8. IT SNOWS IN HAWAII (BIG ISLAND)
If you’re headed to the Big Island during the winter months, there is a high chance you will see snow up on the volcanic mountains of Mauna Kea and Mauna Loa. People are known to bring bodyboards, surfboards, and snowboard up to the mountains to have a little fun. However, it is quite dangerous as the ground under all the thinly packed snow is jagged lava rock. We experience about 3-5 snow storms a year.
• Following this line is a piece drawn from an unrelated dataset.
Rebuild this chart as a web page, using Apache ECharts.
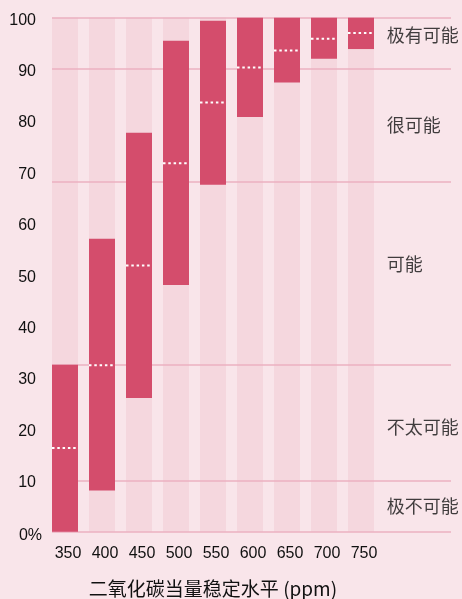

9. DO NOT LEAVE VALUABLES IN YOUR CAR
This may be a given this may not, but just like any other location you visit: Don’t leave valuables in the car. Even though it’s an island life, don’t become too comfortable by leaving your valuables even for a few minutes to watch the sunset. Just recently, a family’s car just got broken into while watching the afternoon sunset on the beach and within 15 minutes their car was broken into with everything gone. Don’t leave anything! Even if your rental car seems like it’s hard to get into, thieves can quickly and easily break the glass. It goes without saying, always lock your car!
10. TRAFFIC HOUR
The most horrendous thing to learn about Hawaii (Oahu, specifically) is the long waits in traffic. We only have 2 major freeways that connect the busiest of areas of town to the majority of the island (this excludes the Likelike, H3, and Pali). Rush hour begins around 3:00 P.M and lasts for 3-4 hours depending on the severity of accidents. Avoid the freeways from west to town side from 5am-7am and town to the west 3pm-5pm.
I know we said 10 things to know but an here’s an extra tip for the ladies:
Where to put the flower on your ear?
Right means you’re single. Left means you’re taken. (easy way to remember: if you’re taken or married, put the flower on the same side as your ring – left.)